**THE TASK:**
Take the line containing "Clone this chart in Apache ECharts.", the line containing "const zte = [0, 0, 3.5, 9.7, 10.2]", and all lines between them, and transcribe them exactly. Leave out pictures.

**SUPPLIED DATA:**

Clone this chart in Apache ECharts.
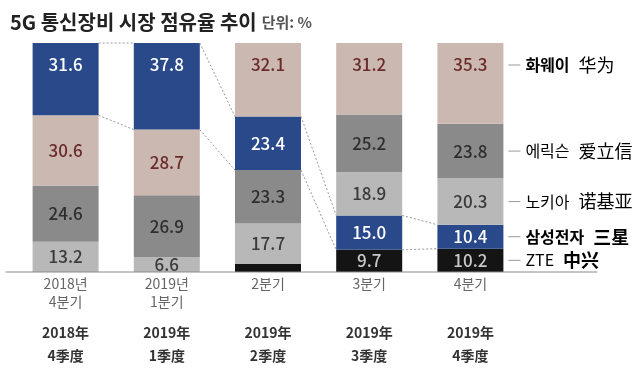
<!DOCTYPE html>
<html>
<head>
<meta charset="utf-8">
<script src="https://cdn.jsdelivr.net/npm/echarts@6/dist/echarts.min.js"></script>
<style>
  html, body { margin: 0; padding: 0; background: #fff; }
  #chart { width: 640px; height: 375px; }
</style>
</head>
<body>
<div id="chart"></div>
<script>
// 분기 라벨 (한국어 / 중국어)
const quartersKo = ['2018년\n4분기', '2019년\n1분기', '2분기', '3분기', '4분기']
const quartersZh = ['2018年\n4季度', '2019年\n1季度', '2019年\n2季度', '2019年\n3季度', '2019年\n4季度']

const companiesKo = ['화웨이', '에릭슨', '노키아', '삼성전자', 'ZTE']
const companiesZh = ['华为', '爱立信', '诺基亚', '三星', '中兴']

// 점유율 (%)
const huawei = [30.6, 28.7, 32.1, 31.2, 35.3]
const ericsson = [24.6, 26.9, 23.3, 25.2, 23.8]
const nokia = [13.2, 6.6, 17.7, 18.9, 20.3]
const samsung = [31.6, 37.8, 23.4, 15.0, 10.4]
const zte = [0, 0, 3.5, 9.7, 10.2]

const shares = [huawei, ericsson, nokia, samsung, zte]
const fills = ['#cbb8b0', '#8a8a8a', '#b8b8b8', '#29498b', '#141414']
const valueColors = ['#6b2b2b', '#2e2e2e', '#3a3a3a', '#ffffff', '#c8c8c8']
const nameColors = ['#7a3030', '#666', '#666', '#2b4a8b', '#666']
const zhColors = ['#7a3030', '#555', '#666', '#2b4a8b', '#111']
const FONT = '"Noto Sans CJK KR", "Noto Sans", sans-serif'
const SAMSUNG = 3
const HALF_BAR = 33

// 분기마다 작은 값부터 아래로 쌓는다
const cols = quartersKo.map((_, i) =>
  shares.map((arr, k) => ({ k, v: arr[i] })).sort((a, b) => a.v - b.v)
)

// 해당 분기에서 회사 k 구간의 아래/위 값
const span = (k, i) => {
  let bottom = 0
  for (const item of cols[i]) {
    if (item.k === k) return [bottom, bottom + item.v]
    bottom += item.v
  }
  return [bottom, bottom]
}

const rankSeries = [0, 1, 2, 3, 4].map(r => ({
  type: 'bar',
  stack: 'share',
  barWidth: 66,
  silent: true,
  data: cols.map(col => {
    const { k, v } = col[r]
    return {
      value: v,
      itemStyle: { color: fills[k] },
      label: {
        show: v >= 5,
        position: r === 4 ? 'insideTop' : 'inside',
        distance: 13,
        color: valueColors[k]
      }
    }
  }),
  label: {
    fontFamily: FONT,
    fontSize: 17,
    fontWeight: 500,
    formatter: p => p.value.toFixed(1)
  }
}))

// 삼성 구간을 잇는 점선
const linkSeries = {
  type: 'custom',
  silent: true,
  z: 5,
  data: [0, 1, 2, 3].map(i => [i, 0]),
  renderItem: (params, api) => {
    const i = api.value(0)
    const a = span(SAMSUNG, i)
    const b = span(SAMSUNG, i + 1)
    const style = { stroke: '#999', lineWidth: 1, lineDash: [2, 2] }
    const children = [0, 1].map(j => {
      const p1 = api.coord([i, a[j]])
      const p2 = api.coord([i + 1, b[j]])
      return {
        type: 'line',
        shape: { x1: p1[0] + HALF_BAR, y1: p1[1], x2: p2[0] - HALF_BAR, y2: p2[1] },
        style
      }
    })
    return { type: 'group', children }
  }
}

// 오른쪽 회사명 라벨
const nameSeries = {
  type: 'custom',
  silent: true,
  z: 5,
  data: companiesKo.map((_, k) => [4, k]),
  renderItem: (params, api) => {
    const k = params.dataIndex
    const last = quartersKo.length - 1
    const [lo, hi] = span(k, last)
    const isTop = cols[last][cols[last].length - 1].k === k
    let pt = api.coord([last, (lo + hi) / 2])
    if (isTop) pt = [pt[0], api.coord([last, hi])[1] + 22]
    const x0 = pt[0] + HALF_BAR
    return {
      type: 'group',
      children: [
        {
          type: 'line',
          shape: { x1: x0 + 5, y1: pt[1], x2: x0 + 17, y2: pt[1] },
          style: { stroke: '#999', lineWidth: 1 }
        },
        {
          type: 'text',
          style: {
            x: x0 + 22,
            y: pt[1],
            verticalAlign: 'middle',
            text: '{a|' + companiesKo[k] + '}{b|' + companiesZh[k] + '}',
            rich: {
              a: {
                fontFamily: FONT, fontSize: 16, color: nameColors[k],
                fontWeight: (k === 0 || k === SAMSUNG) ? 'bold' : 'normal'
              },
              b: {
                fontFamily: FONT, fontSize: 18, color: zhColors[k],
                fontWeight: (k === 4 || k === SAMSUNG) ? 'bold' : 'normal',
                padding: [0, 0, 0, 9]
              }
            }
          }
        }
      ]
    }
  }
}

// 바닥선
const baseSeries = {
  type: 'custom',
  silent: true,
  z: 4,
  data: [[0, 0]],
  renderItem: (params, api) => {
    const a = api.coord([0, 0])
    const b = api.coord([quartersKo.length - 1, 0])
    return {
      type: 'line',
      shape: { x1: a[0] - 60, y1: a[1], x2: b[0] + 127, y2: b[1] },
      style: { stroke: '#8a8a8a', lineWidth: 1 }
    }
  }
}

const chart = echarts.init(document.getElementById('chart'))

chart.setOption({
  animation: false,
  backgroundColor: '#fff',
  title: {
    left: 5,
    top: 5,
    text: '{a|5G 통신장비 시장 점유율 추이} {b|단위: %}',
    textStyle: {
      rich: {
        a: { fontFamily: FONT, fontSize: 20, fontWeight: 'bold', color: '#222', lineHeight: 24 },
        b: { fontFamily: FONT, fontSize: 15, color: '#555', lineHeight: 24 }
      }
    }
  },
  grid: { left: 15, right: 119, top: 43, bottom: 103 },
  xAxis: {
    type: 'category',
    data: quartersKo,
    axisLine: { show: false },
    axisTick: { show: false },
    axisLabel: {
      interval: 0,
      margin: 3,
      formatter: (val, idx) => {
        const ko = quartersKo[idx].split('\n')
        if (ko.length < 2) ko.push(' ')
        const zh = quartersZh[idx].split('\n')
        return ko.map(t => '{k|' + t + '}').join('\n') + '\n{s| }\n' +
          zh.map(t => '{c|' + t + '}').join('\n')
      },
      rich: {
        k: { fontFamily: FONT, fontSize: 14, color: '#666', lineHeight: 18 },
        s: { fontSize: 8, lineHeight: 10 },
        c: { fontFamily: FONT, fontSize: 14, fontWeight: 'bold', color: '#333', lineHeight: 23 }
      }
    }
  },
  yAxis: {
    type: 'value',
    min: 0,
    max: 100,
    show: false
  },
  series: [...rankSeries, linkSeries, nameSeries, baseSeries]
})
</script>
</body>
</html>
* * *
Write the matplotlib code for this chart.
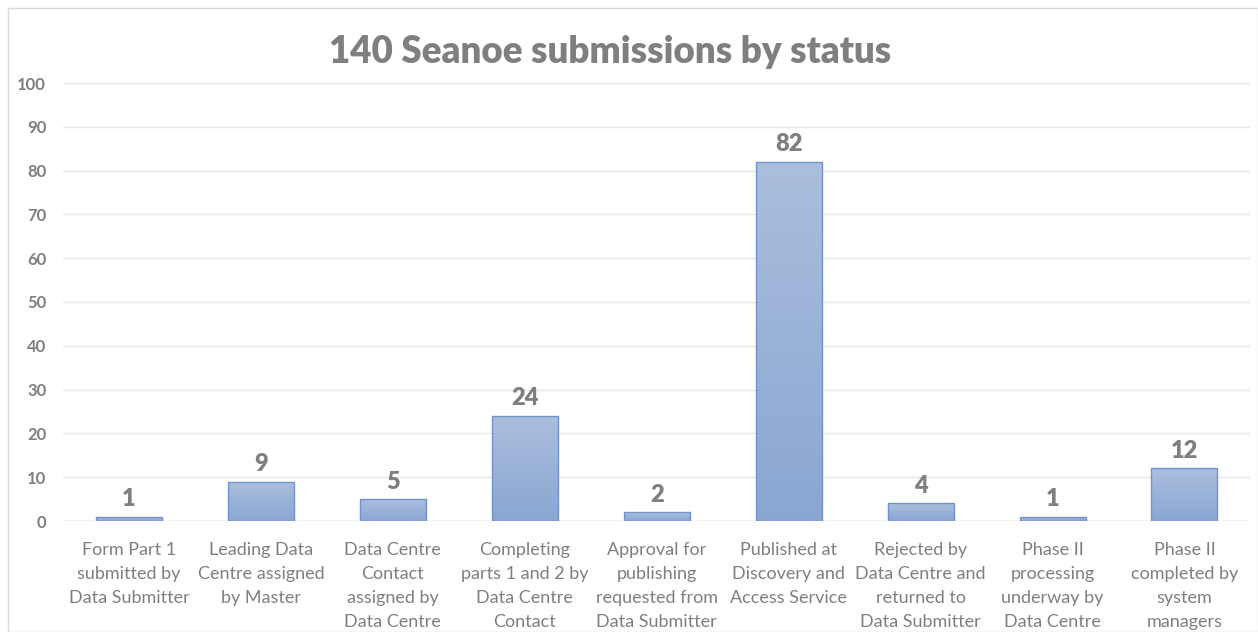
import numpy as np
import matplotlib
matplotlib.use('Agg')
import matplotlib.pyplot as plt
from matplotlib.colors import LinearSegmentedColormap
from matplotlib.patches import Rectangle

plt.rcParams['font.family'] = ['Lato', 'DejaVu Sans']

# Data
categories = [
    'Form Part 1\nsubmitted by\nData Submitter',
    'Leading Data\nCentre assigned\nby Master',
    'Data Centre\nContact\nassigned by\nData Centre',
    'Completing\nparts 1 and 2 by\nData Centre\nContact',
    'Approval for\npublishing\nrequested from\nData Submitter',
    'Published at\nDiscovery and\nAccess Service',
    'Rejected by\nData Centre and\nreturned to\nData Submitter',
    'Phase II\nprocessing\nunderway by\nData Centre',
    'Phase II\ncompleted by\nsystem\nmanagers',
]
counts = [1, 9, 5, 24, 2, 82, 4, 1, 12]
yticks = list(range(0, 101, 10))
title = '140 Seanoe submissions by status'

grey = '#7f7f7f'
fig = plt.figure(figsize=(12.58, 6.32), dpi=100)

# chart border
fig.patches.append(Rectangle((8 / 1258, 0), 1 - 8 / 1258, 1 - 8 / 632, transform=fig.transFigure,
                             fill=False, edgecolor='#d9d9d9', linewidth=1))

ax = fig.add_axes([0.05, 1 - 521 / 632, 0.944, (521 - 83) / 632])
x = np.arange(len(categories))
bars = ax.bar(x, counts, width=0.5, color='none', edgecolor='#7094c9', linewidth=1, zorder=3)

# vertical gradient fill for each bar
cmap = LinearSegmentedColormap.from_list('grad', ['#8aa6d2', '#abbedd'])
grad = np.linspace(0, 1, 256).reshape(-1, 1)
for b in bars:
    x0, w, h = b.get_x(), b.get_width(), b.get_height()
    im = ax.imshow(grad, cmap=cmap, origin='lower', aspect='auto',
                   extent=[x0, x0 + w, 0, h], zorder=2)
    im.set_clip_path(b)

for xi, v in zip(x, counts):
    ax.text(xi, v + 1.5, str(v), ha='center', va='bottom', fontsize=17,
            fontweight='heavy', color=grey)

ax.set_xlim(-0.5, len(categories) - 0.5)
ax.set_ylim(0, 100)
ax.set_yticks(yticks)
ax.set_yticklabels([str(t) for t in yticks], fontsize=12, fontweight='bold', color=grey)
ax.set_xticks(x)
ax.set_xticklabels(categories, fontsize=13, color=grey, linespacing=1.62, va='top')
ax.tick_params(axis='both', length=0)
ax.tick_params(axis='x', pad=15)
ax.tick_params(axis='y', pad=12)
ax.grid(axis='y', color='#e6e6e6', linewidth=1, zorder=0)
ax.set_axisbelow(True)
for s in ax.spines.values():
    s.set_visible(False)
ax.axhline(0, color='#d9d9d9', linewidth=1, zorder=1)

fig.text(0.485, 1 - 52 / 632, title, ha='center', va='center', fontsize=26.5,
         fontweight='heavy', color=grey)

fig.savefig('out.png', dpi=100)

**CORRECT OUTPUT:**
Clone this chart in Apache ECharts.
<!DOCTYPE html>
<html>
<head>
<meta charset="utf-8">
<script src="https://cdn.jsdelivr.net/npm/echarts@6/dist/echarts.min.js"></script>
<style>
  html, body { margin: 0; padding: 0; background: #fff; }
  #chart { width: 640px; height: 375px; }
</style>
</head>
<body>
<div id="chart"></div>
<script>
// 분기 라벨 (한국어 / 중국어)
const quartersKo = ['2018년\n4분기', '2019년\n1분기', '2분기', '3분기', '4분기']
const quartersZh = ['2018年\n4季度', '2019年\n1季度', '2019年\n2季度', '2019年\n3季度', '2019年\n4季度']

const companiesKo = ['화웨이', '에릭슨', '노키아', '삼성전자', 'ZTE']
const companiesZh = ['华为', '爱立信', '诺基亚', '三星', '中兴']

// 점유율 (%)
const huawei = [30.6, 28.7, 32.1, 31.2, 35.3]
const ericsson = [24.6, 26.9, 23.3, 25.2, 23.8]
const nokia = [13.2, 6.6, 17.7, 18.9, 20.3]
const samsung = [31.6, 37.8, 23.4, 15.0, 10.4]
const zte = [0, 0, 3.5, 9.7, 10.2]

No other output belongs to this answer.